Scripted by Guyanese writers Jan Carew and Sylvia Wynter, The Big Pride is a powerful drama about the quest for freedom. Classically-trained American actor William Marshall and Senegalese-born Johnny Sekka play convicts, desperate to escape not just the physical bars of the prison cell but also an iniquitous social order that relegates them from birth to the bottom of the heap. However the critique by Dolly Green, in a virtuoso performance by Trinidadian actor Barbara Assoon, exposes a third confinement, ultimately the most devastating of all, the imprisonment of the mind by bitterness and hatred. In the end for Sutlej and Smallboy Dowling there is no fantasy future. There is only death and surrender. Distinguished actress and singer Nadia Cattouse who was born in British Honduras (now Belize) plays Mrs Dowling, Smallboy's mother.

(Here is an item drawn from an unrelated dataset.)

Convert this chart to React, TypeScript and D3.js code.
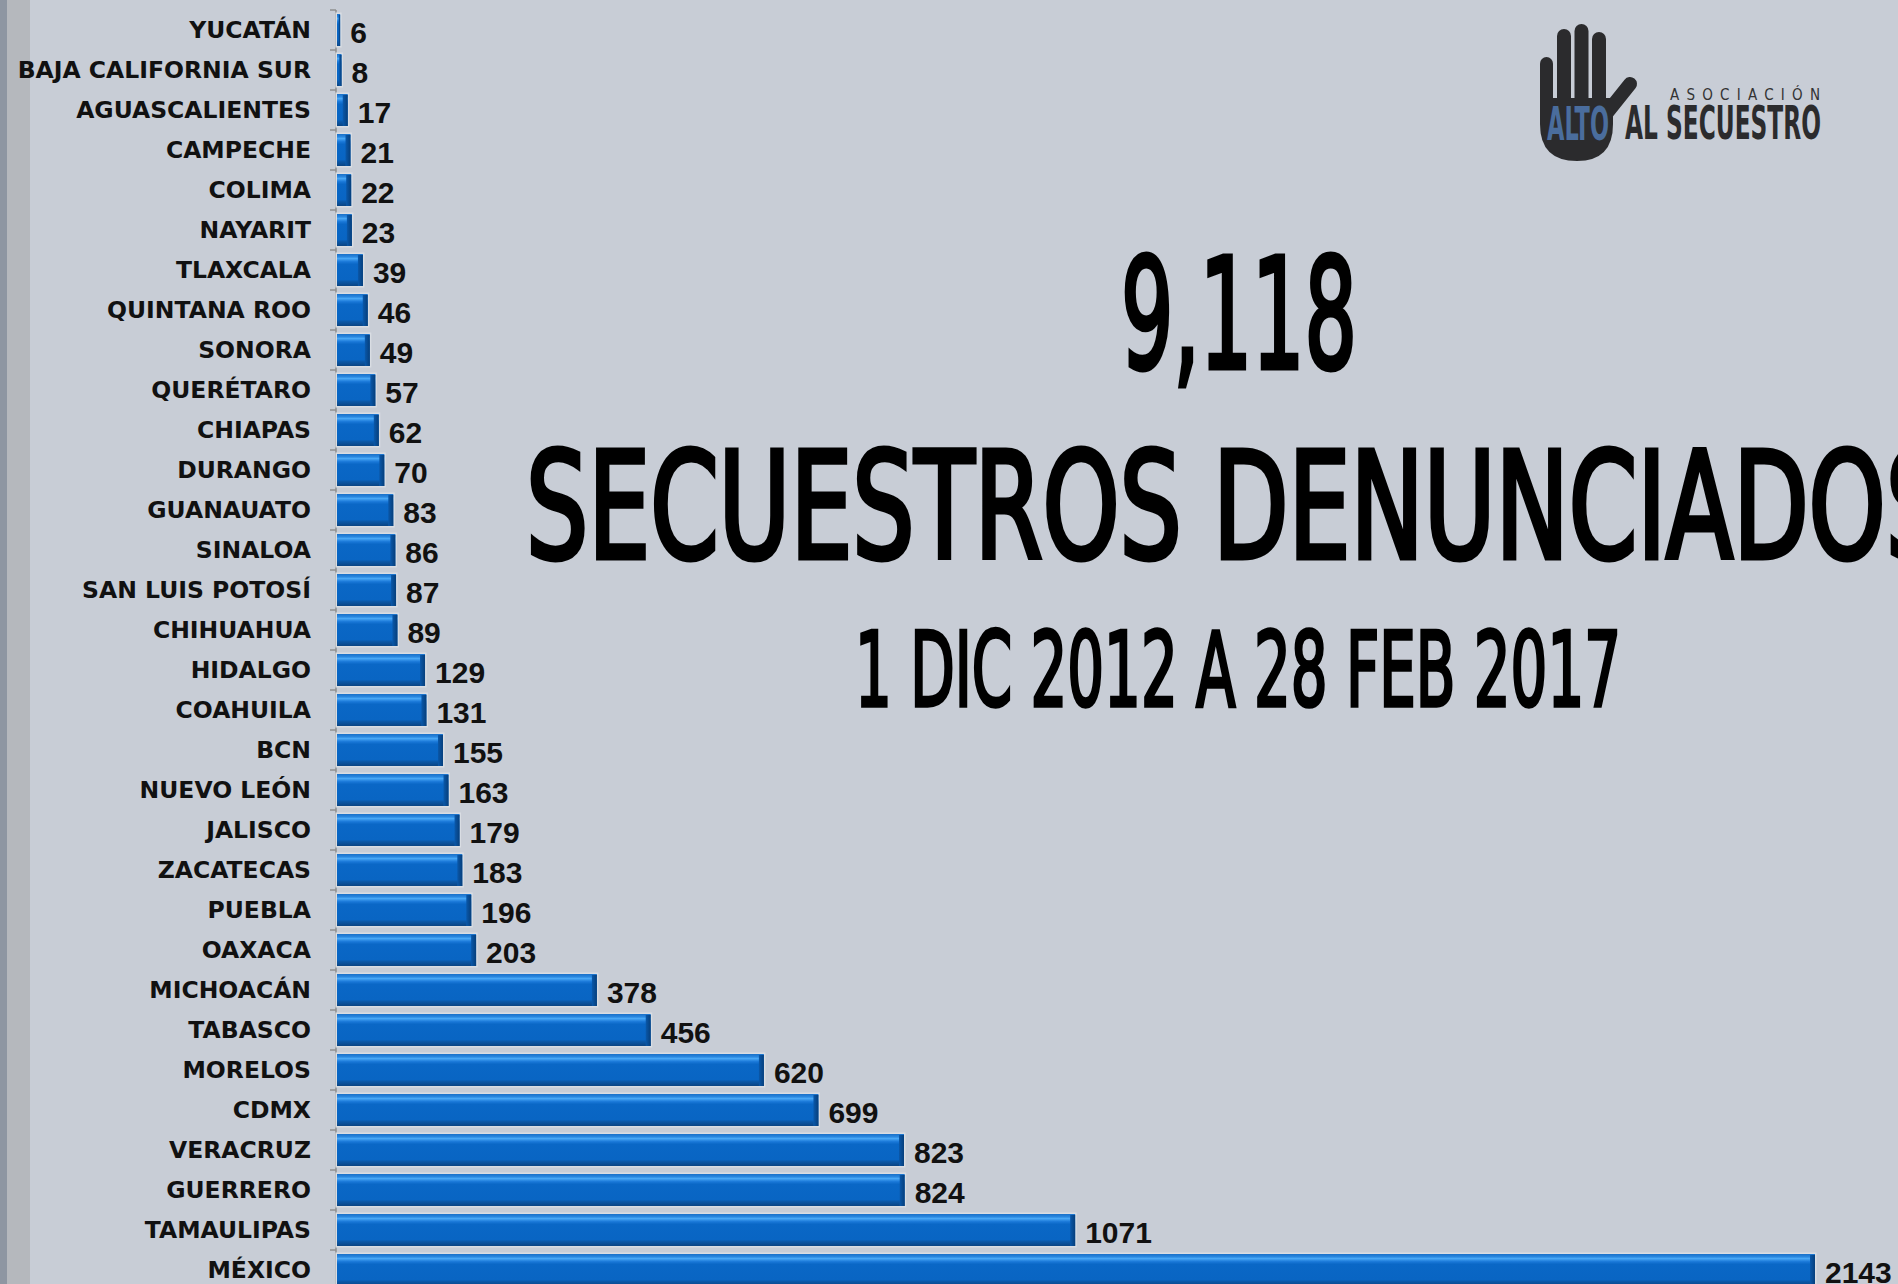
import React, { useEffect } from "react";
import * as d3 from "d3";

const categories: string[] = [
  "YUCATÁN", "BAJA CALIFORNIA SUR", "AGUASCALIENTES", "CAMPECHE", "COLIMA", "NAYARIT",
  "TLAXCALA", "QUINTANA ROO", "SONORA", "QUERÉTARO", "CHIAPAS", "DURANGO", "GUANAUATO",
  "SINALOA", "SAN LUIS POTOSÍ", "CHIHUAHUA", "HIDALGO", "COAHUILA", "BCN", "NUEVO LEÓN",
  "JALISCO", "ZACATECAS", "PUEBLA", "OAXACA", "MICHOACÁN", "TABASCO", "MORELOS", "CDMX",
  "VERACRUZ", "GUERRERO", "TAMAULIPAS", "MÉXICO",
];
const values: number[] = [
  6, 8, 17, 21, 22, 23, 39, 46, 49, 57, 62, 70, 83, 86, 87, 89, 129, 131, 155, 163, 179,
  183, 196, 203, 378, 456, 620, 699, 823, 824, 1071, 2143,
];
const totalLabel = "9,118";
const titleLabel = "SECUESTROS DENUNCIADOS";
const periodLabel = "1 DIC 2012 A 28 FEB 2017";

const W = 1898;
const H = 1284;

export default function App() {
  useEffect(() => {
    document.body.style.margin = "0";
    document.body.style.overflow = "hidden";
  }, []);

  const data = categories.map((c, i) => ({ c, v: values[i] }));
  const y = d3
    .scaleBand<string>()
    .domain(categories)
    .range([10, 10 + categories.length * 40])
    .paddingInner(0.2)
    .paddingOuter(0.1);
  const x = d3.scaleLinear().domain([0, d3.max(values) as number]).range([336, 1815]);
  const bw = y.bandwidth();
  const step = y.step();
  const boundaries = d3.range(categories.length + 1).map((i) => 10 + i * step);
  const narrow = "'Liberation Sans Narrow', 'DejaVu Sans Condensed', 'Liberation Sans', sans-serif";

  return (
    <svg
      width={W}
      height={H}
      style={{ display: "block", position: "absolute", left: 0, top: 0 }}
    >
      <defs>
        <linearGradient id="barGrad" x1="0" y1="0" x2="0" y2="1">
          <stop offset="0%" stopColor="#1a70c9" />
          <stop offset="9%" stopColor="#2a88e0" />
          <stop offset="14%" stopColor="#4aa8f6" />
          <stop offset="24%" stopColor="#1a78d8" />
          <stop offset="32%" stopColor="#0a67c6" />
          <stop offset="80%" stopColor="#0965c3" />
          <stop offset="86%" stopColor="#0b58a8" />
          <stop offset="100%" stopColor="#0a4483" />
        </linearGradient>
        <linearGradient id="endGrad" x1="0" y1="0" x2="1" y2="0">
          <stop offset="0%" stopColor="#0a58aa" />
          <stop offset="100%" stopColor="#063f7c" />
        </linearGradient>
      </defs>
      <rect x={0} y={0} width={W} height={H} fill="#c8cdd6" />
      <rect x={0} y={0} width={30} height={H} fill="#b5b8bd" />
      <rect x={0} y={0} width={7} height={H} fill="#8e96a2" />

      {/* axis */}
      <line x1={336} x2={336} y1={10} y2={H} stroke="#8f8f8f" strokeWidth={1.5} />
      {boundaries.map((b, i) => (
        <line key={i} x1={330} x2={336} y1={b} y2={b} stroke="#8f8f8f" strokeWidth={1.5} />
      ))}

      {/* bars */}
      {data.map((d) => {
        const y0 = y(d.c) as number;
        const x1 = x(d.v);
        const w = Math.max(x1 - 337, 2);
        const bev = Math.min(5, w * 0.5);
        return (
          <g key={d.c}>
            <rect x={335.5} y={y0 - 1.5} width={w + 3} height={bw + 3} fill="#d9dde3" />
            <rect x={337} y={y0} width={w} height={bw} fill="url(#barGrad)" />
            <rect x={337 + w - bev} y={y0 + 1} width={bev} height={bw - 1} fill="url(#endGrad)" />
          </g>
        );
      })}

      {/* category labels */}
      {data.map((d) => (
        <text
          key={d.c}
          x={311}
          y={(y(d.c) as number) + bw / 2}
          dy="0.36em"
          textAnchor="end"
          fontFamily="'DejaVu Sans', 'Open Sans', sans-serif"
          fontWeight={700}
          fontSize={23.5}
          fill="#111"
        >
          {d.c}
        </text>
      ))}

      {/* value labels */}
      {data.map((d) => (
        <text
          key={d.c}
          x={x(d.v) + 10}
          y={(y(d.c) as number) + bw / 2 + 2}
          dy="0.36em"
          fontFamily="'Liberation Sans', Arial, sans-serif"
          fontWeight={700}
          fontSize={30}
          fill="#111"
        >
          {d.v}
        </text>
      ))}

      {/* titles */}
      <text x={1121} y={368} fontFamily={narrow} fontWeight={400} fontSize={154}
        textLength={236} lengthAdjust="spacingAndGlyphs" fill="#000" stroke="#000" strokeWidth={5}>
        {totalLabel}
      </text>
      <text x={526} y={558} fontFamily={narrow} fontWeight={400} fontSize={148}
        textLength={1422} lengthAdjust="spacingAndGlyphs" fill="#000" stroke="#000" strokeWidth={5}>
        {titleLabel}
      </text>
      <text x={855} y={706} fontFamily={narrow} fontWeight={400} fontSize={104}
        textLength={766} lengthAdjust="spacingAndGlyphs" fill="#000" stroke="#000" strokeWidth={3.5}>
        {periodLabel}
      </text>

      {/* logo */}
      <g fill="#2b2b2d">
        <rect x={1540} y={57} width={13} height={62} rx={6.5} />
        <rect x={1557} y={29} width={14} height={90} rx={7} />
        <rect x={1574.5} y={24} width={14} height={95} rx={7} />
        <rect x={1592} y={32} width={14} height={87} rx={7} />
        <path d="M1540,98 H1613 V124 Q1613,161 1577,161 Q1540,161 1540,124 Z" />
        <line x1={1606} y1={114} x2={1630} y2={84} stroke="#2b2b2d" strokeWidth={14} strokeLinecap="round" />
      </g>
      <text x={1547} y={140} fontFamily={narrow} fontWeight={700} fontSize={46}
        textLength={62} lengthAdjust="spacingAndGlyphs" fill="#4a6d9d">ALTO</text>
      <text x={1625} y={139} fontFamily={narrow} fontWeight={700} fontSize={46}
        textLength={196} lengthAdjust="spacingAndGlyphs" fill="#2b2b2d">AL SECUESTRO</text>
      <text x={1670} y={100} fontFamily={narrow} fontSize={15}
        textLength={150} lengthAdjust="spacing" fill="#333">ASOCIACIÓN</text>
    </svg>
  );
}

The Big Pride was first broadcast on 28th May 1961 on ITV as part of ATV's anthology series Drama '61. The richness of the script is delivered in nuanced performances from an experienced cast. Like many of the first plays written by the first generation of Caribbean writers settled in England, the play is located in the Caribbean and addresses political issues that would be immediately understood by a West Indian audience also trying to survive the frequently hostile climate of 1950s England.
The play is remarkable for the sophistication of its arguments. It challenges the revolutionary and the hustler to stand up the rhetoric of their belief systems as well as making pertinent comments about black-white and black-black relationships. The interaction between Sutlej and his ex-girlfriend Dolly Green is riveting. The scene mercilessly loops through the 'he said' and 'she said' of a broken relationship while the brutal realities of class and skin tone differences keep the dialogue both acidic and poignant.
A remarkable drama occasionally inhibited by the limitations of the dramatic conventions of the day in static camera work and a theatrical acting style. However, The Big Pride is a rare example of black drama in early television production that neither stereotypes the characters nor patronises the audience.